* Begin *

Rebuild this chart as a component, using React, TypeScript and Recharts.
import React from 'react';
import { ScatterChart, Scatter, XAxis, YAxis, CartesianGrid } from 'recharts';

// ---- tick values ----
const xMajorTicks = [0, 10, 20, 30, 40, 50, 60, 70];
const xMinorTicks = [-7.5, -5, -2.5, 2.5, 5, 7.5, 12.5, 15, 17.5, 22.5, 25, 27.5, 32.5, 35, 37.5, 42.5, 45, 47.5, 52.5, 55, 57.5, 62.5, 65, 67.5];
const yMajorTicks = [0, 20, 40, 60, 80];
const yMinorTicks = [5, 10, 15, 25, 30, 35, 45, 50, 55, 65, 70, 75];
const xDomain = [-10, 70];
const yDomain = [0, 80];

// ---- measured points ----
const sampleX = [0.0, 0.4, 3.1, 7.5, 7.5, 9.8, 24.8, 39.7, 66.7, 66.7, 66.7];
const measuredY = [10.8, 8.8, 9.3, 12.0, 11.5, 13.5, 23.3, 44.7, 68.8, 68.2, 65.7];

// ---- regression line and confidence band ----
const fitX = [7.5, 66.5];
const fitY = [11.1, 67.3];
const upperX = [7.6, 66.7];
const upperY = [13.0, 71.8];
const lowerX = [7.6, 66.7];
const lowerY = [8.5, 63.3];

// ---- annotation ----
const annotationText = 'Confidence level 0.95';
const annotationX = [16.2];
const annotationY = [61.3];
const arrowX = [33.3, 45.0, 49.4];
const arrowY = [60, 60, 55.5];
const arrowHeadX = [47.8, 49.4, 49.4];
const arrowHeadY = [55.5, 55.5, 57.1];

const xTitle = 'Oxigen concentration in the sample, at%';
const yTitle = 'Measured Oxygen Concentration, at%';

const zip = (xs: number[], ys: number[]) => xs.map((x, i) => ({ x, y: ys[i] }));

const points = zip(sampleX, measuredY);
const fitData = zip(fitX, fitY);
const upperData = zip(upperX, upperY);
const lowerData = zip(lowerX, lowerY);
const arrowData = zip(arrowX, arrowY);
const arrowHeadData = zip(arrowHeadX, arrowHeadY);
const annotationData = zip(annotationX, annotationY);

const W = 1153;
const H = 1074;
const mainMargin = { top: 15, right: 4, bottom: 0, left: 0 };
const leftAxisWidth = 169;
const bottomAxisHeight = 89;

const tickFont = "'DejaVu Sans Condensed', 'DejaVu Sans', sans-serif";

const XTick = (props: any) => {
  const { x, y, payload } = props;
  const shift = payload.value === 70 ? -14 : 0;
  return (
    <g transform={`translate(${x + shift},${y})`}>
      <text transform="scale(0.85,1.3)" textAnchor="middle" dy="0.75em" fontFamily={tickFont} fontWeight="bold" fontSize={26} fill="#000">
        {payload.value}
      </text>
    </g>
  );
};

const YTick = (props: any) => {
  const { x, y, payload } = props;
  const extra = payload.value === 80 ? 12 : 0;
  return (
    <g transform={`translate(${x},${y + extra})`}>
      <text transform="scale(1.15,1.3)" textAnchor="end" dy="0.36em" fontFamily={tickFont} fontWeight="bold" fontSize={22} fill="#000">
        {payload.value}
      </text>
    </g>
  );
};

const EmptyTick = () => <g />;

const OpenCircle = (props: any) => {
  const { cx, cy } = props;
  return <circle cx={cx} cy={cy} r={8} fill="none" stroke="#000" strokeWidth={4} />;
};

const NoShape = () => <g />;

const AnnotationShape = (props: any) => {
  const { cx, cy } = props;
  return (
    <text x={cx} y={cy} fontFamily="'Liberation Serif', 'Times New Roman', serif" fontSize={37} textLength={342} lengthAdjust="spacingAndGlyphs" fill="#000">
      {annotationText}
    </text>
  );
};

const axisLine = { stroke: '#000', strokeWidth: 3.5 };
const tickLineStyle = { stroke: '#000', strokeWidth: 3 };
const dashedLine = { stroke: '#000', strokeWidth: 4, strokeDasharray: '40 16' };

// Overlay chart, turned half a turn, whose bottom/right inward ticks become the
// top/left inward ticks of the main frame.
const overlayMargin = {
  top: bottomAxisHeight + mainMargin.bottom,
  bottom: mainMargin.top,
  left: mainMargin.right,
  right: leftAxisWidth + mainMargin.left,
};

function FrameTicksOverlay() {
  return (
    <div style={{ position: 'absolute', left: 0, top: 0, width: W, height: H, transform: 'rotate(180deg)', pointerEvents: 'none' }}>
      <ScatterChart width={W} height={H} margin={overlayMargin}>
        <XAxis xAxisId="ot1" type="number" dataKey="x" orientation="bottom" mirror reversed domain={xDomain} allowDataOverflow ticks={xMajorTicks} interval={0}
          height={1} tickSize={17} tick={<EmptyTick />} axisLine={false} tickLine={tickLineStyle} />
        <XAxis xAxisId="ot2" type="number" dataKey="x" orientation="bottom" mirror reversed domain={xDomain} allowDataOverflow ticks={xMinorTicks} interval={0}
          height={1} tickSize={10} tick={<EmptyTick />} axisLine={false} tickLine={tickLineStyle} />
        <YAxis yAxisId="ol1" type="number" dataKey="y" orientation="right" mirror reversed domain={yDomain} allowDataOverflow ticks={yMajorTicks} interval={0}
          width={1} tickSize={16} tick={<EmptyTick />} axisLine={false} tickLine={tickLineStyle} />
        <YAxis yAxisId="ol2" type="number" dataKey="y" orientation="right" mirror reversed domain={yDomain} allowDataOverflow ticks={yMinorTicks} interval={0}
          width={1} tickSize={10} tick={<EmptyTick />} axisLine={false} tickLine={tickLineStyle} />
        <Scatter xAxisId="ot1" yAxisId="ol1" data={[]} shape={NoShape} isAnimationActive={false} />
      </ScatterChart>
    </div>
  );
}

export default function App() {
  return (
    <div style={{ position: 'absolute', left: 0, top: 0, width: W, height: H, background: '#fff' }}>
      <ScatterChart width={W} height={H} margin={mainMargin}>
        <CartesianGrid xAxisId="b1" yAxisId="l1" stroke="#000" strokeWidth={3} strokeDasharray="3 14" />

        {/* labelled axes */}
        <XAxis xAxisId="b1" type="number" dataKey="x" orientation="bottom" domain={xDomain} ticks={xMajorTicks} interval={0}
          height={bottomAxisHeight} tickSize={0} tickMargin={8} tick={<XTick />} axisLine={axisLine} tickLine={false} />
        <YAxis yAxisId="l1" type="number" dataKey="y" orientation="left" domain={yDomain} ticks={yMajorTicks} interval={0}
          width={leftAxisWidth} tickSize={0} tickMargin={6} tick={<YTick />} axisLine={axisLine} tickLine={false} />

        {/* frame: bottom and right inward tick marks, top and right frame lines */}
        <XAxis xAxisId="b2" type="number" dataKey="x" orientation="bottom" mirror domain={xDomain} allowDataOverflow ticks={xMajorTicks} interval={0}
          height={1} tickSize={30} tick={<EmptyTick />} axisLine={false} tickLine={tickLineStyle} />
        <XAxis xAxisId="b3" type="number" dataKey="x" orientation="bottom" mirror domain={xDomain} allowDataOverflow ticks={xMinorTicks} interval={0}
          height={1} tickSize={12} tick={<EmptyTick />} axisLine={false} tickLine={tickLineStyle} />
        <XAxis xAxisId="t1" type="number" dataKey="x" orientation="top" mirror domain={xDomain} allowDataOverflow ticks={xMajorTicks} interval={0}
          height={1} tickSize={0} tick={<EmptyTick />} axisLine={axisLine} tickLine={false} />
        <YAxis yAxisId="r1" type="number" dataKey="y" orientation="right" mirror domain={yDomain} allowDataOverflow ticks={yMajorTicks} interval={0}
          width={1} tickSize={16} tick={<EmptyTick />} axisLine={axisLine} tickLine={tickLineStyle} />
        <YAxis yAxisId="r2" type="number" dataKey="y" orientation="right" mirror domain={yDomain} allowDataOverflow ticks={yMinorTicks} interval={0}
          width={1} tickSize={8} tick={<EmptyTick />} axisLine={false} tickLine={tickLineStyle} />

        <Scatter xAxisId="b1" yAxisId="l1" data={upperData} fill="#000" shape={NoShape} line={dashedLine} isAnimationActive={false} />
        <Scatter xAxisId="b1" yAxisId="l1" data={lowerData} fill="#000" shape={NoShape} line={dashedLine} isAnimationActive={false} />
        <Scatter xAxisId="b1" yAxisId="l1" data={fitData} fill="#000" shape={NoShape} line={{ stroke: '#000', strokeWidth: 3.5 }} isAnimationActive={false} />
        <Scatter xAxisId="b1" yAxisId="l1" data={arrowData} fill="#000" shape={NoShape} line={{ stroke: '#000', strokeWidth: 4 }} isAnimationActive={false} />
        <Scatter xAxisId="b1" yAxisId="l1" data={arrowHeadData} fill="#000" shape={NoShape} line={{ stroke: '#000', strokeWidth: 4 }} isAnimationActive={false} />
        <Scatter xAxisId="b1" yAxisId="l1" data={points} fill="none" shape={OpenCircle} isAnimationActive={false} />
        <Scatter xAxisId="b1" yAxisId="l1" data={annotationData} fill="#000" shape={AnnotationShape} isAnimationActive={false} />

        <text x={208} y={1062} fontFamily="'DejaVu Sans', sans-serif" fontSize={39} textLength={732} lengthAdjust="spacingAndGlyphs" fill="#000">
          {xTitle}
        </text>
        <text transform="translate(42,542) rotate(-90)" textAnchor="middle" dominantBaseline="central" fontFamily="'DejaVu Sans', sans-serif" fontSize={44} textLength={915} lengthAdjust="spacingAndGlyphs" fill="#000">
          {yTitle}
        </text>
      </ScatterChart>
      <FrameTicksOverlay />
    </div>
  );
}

* End *
* Begin *

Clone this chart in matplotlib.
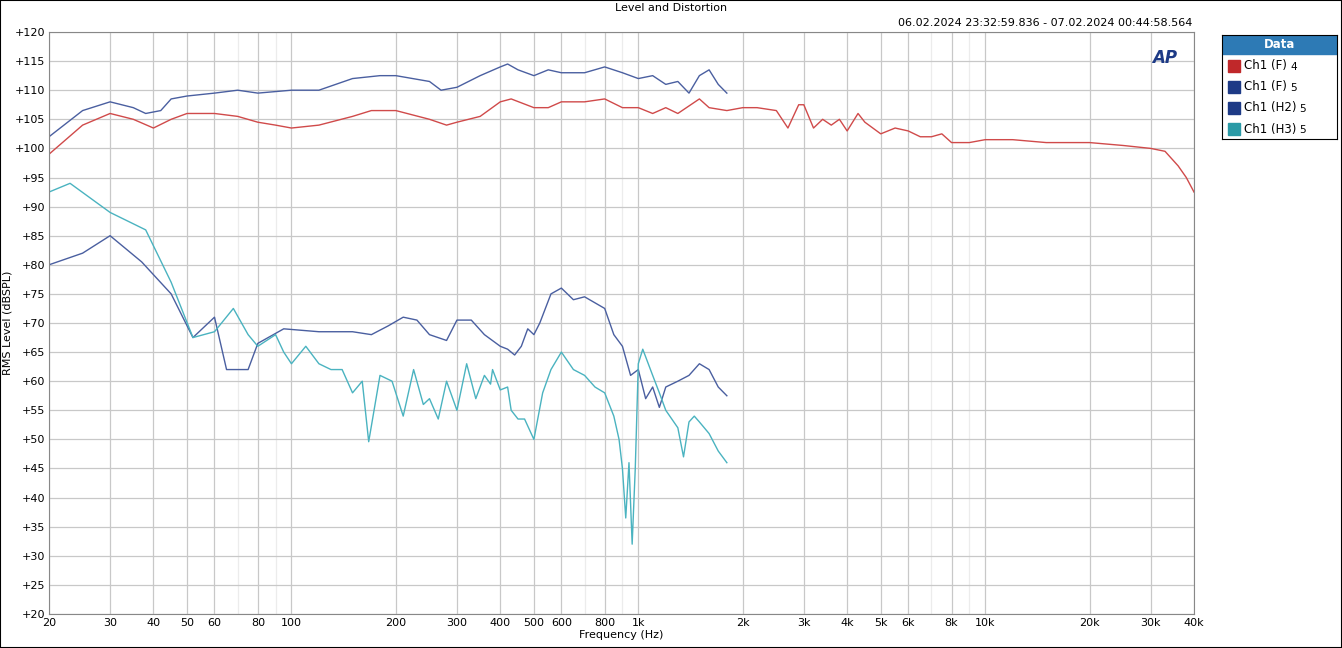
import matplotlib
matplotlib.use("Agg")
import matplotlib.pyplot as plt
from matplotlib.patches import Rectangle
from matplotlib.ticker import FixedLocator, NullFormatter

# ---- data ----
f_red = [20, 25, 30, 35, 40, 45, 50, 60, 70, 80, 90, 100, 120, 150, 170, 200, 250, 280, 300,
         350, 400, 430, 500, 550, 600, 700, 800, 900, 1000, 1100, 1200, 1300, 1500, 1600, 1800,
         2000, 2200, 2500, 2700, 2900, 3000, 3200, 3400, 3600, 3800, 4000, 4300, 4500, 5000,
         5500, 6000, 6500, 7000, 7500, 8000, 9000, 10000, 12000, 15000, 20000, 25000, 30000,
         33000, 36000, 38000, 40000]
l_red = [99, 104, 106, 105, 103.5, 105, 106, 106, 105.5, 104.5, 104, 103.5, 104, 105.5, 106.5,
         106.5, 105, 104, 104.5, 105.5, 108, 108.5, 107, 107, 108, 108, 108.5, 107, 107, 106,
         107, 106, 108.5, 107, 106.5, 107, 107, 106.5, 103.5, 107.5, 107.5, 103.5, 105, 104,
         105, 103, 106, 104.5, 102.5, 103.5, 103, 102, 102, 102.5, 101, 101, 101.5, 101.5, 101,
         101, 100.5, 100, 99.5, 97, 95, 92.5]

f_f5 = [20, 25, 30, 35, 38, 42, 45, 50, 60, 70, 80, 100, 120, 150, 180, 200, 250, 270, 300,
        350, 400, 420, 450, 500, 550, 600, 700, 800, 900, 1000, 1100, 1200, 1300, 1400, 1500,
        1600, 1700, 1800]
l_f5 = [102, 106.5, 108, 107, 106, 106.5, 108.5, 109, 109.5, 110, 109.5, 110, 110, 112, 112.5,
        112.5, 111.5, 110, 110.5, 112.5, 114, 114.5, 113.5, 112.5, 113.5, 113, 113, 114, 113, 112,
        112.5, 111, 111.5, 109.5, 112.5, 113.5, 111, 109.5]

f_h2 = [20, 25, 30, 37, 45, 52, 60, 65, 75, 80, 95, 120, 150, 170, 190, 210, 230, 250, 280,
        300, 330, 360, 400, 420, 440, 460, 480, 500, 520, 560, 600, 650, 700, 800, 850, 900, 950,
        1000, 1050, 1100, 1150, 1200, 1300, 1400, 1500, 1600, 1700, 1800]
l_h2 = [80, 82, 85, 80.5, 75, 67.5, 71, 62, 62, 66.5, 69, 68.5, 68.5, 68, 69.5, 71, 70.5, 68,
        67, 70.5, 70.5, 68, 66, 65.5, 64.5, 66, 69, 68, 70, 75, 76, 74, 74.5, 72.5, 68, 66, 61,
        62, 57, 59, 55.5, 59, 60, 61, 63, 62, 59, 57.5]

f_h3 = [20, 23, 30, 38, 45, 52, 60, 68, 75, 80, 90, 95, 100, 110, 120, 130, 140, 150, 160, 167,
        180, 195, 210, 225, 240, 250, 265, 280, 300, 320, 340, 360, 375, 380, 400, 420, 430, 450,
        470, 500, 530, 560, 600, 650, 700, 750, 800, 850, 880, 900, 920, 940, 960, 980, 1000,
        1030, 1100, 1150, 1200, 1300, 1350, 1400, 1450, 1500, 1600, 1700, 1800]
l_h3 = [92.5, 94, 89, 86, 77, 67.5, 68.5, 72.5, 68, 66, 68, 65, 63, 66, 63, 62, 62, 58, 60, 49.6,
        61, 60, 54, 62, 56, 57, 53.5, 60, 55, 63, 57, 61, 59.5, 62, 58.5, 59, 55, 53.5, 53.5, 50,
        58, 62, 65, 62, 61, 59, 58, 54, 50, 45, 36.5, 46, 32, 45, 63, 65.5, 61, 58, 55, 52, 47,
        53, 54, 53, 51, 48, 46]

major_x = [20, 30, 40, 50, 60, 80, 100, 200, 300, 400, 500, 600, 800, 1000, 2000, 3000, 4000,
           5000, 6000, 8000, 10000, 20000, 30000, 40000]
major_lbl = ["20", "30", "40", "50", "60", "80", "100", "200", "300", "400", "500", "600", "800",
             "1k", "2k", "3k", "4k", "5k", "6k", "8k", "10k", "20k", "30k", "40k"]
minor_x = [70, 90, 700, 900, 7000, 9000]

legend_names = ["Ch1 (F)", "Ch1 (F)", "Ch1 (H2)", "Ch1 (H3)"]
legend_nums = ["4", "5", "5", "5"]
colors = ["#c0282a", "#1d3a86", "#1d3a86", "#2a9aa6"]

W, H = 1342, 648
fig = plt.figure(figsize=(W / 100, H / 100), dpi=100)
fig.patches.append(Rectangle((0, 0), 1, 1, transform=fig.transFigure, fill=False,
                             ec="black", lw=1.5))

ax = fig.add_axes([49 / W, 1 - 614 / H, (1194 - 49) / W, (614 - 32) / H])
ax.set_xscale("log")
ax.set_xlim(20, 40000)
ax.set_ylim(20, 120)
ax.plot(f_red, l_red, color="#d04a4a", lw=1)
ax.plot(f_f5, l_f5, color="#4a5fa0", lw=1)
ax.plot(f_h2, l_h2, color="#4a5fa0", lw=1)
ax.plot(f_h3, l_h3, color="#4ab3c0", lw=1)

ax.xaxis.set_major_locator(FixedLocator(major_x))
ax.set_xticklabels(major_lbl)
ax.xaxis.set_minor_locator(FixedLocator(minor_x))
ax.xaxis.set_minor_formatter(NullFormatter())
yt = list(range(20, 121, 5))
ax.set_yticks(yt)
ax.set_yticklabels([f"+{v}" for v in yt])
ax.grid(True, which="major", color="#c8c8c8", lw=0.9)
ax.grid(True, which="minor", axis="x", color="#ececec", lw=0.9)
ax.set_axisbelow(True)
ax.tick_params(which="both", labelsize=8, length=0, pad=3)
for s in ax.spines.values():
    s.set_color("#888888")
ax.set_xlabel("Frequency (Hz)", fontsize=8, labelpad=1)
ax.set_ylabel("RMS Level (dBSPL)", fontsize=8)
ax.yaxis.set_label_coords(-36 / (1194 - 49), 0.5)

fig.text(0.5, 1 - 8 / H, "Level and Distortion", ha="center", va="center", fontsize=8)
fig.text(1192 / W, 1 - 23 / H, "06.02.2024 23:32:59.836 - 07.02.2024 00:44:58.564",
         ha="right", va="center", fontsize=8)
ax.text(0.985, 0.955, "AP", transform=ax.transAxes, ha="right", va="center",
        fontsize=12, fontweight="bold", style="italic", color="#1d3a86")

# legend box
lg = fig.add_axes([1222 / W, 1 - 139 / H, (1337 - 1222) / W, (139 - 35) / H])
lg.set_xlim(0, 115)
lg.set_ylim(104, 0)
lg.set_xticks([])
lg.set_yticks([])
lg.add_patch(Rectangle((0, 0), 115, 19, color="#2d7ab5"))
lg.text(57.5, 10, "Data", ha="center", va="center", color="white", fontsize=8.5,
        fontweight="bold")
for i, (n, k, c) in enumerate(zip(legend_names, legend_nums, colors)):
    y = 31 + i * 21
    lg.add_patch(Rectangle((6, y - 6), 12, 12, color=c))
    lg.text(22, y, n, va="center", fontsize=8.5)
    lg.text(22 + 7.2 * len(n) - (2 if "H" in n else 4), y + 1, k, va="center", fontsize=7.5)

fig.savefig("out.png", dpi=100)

* End *

Everything from the line with "Rebuild this chart" through the line with "const arrowHeadY = [55.5, 55.5, 57.1];" is to be output exactly; leave out all other lines.

◆ **Solved problem**:
Rebuild this chart as a component, using React, TypeScript and Recharts.
import React from 'react';
import { ScatterChart, Scatter, XAxis, YAxis, CartesianGrid } from 'recharts';

// ---- tick values ----
const xMajorTicks = [0, 10, 20, 30, 40, 50, 60, 70];
const xMinorTicks = [-7.5, -5, -2.5, 2.5, 5, 7.5, 12.5, 15, 17.5, 22.5, 25, 27.5, 32.5, 35, 37.5, 42.5, 45, 47.5, 52.5, 55, 57.5, 62.5, 65, 67.5];
const yMajorTicks = [0, 20, 40, 60, 80];
const yMinorTicks = [5, 10, 15, 25, 30, 35, 45, 50, 55, 65, 70, 75];
const xDomain = [-10, 70];
const yDomain = [0, 80];

// ---- measured points ----
const sampleX = [0.0, 0.4, 3.1, 7.5, 7.5, 9.8, 24.8, 39.7, 66.7, 66.7, 66.7];
const measuredY = [10.8, 8.8, 9.3, 12.0, 11.5, 13.5, 23.3, 44.7, 68.8, 68.2, 65.7];

// ---- regression line and confidence band ----
const fitX = [7.5, 66.5];
const fitY = [11.1, 67.3];
const upperX = [7.6, 66.7];
const upperY = [13.0, 71.8];
const lowerX = [7.6, 66.7];
const lowerY = [8.5, 63.3];

// ---- annotation ----
const annotationText = 'Confidence level 0.95';
const annotationX = [16.2];
const annotationY = [61.3];
const arrowX = [33.3, 45.0, 49.4];
const arrowY = [60, 60, 55.5];
const arrowHeadX = [47.8, 49.4, 49.4];
const arrowHeadY = [55.5, 55.5, 57.1];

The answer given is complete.